-- Data listing --
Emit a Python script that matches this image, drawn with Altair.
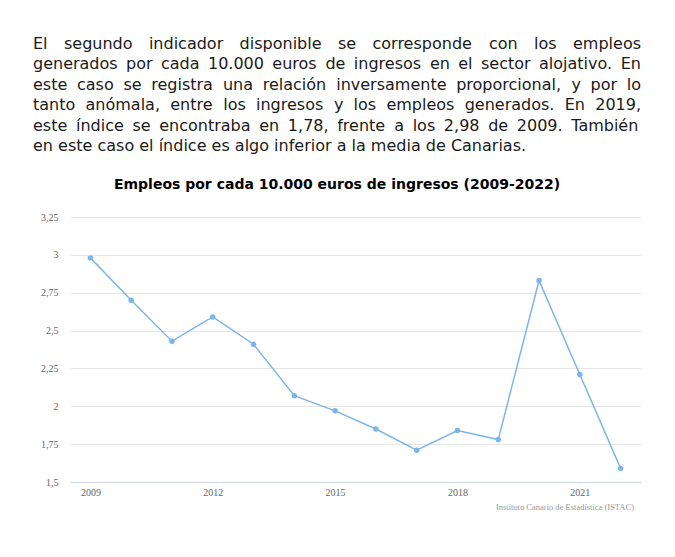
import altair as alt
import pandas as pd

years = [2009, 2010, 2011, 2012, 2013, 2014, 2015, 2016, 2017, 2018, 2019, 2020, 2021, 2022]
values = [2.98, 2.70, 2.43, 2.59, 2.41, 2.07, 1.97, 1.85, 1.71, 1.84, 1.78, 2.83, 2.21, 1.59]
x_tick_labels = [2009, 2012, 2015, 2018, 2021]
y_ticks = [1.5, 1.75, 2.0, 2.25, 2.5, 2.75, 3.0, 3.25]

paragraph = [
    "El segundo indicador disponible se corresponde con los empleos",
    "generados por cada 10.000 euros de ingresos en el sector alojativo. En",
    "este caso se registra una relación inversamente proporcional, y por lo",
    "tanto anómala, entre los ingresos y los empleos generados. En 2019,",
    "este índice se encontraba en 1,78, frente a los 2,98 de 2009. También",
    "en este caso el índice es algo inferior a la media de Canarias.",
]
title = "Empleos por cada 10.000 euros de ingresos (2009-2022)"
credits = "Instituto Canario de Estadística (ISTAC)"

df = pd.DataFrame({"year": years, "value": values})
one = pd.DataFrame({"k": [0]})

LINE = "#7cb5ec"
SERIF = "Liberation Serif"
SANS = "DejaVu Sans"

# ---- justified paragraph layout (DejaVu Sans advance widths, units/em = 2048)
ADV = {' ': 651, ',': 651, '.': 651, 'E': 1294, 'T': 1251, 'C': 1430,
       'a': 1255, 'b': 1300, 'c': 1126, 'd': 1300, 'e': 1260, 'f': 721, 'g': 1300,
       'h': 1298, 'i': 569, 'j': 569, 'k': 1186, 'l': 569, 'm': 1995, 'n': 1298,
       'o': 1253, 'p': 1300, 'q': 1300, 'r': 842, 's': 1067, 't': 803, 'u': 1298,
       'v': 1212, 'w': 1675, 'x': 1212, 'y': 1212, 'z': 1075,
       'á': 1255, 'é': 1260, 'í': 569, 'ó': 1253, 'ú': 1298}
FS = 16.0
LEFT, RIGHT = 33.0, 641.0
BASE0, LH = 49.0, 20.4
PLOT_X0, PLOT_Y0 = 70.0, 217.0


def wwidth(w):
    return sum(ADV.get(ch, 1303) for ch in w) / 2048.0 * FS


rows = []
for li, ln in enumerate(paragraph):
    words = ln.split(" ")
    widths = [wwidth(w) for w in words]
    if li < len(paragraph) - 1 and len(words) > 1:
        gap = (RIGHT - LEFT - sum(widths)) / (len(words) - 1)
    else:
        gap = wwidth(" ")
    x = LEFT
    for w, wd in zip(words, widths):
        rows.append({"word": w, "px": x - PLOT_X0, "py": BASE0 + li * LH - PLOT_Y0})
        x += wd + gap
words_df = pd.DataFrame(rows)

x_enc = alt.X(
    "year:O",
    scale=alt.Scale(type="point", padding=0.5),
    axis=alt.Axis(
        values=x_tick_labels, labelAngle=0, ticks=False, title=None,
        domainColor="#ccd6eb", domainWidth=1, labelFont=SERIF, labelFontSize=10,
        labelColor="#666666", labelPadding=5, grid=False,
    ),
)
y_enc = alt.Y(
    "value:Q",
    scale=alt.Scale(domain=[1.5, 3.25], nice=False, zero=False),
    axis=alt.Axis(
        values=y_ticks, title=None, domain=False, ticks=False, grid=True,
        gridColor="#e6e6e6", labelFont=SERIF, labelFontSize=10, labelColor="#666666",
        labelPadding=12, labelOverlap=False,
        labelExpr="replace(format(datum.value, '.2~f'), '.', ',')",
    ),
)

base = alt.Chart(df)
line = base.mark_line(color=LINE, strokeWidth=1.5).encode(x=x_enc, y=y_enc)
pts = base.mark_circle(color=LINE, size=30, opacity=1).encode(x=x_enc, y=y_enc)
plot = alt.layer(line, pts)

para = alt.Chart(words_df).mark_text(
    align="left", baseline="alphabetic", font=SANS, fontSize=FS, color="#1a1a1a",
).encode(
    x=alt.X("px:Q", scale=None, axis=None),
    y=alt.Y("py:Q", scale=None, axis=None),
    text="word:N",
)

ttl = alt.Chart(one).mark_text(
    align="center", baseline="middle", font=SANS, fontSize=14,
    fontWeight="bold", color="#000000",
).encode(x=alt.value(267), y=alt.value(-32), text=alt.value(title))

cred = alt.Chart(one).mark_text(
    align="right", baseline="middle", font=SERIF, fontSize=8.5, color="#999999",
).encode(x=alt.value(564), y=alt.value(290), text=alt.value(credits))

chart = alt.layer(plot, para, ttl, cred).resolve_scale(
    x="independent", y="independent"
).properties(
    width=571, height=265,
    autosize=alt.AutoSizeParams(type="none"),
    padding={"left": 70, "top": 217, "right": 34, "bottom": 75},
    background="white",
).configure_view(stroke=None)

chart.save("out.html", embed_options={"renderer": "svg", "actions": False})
...
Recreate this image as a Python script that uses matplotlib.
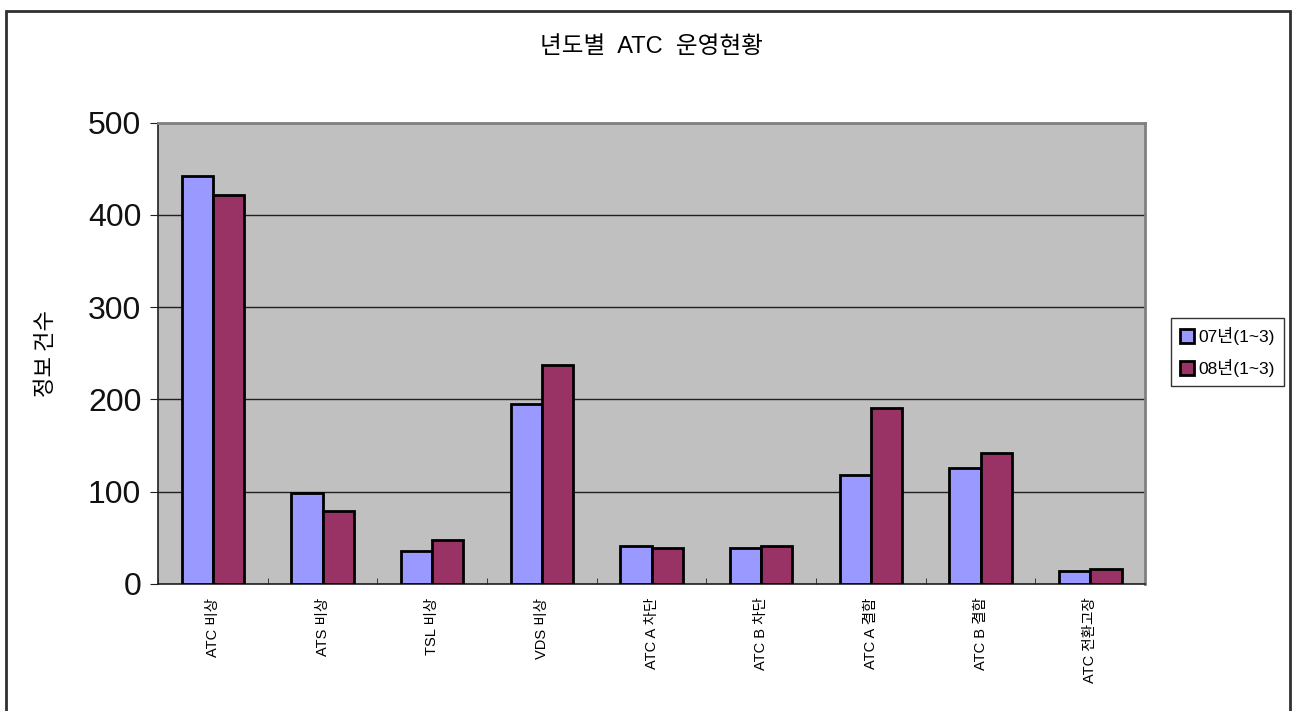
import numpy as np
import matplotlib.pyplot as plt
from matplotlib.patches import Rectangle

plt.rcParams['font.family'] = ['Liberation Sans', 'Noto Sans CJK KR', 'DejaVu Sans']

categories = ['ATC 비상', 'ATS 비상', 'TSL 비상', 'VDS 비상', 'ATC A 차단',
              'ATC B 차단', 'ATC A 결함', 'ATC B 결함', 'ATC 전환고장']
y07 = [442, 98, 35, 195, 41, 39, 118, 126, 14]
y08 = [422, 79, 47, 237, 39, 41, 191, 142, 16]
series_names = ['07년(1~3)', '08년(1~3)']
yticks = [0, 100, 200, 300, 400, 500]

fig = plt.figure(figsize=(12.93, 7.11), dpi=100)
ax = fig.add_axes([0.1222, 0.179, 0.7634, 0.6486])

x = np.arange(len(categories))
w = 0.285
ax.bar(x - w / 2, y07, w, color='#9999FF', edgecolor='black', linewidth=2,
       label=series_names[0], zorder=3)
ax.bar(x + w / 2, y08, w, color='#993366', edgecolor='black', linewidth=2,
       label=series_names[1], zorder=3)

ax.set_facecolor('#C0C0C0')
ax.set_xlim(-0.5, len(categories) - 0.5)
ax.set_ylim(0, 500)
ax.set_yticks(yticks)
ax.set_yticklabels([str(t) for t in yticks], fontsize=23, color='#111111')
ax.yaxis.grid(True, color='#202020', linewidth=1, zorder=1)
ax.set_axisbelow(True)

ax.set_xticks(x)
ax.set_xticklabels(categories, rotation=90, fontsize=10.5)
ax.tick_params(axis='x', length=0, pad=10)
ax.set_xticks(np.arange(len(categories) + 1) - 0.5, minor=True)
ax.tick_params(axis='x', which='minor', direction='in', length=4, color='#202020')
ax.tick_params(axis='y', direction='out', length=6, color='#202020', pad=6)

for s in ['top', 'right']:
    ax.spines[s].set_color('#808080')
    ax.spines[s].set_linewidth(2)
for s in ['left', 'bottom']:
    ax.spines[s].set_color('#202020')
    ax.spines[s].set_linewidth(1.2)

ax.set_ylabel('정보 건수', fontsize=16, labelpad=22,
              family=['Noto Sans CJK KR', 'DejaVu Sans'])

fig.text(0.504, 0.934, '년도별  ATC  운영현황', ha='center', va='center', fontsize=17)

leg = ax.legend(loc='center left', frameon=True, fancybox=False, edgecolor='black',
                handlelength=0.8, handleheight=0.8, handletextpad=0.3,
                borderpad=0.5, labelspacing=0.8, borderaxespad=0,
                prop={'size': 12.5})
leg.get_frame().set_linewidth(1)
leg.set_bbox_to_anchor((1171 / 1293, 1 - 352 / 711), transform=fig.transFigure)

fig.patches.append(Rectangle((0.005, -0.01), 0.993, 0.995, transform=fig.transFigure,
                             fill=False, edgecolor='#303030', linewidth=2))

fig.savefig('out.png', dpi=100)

-- Exercise --
Write out, exactly and with nothing added, everything from the line with "Emit a Python" down to the line with "y_ticks = [1.5, 1.75, 2.0, 2.25, 2.5, 2.75, 3.0, 3.25]", both included. Drop any pictures.

-- Reply --
Emit a Python script that matches this image, drawn with Altair.
import altair as alt
import pandas as pd

years = [2009, 2010, 2011, 2012, 2013, 2014, 2015, 2016, 2017, 2018, 2019, 2020, 2021, 2022]
values = [2.98, 2.70, 2.43, 2.59, 2.41, 2.07, 1.97, 1.85, 1.71, 1.84, 1.78, 2.83, 2.21, 1.59]
x_tick_labels = [2009, 2012, 2015, 2018, 2021]
y_ticks = [1.5, 1.75, 2.0, 2.25, 2.5, 2.75, 3.0, 3.25]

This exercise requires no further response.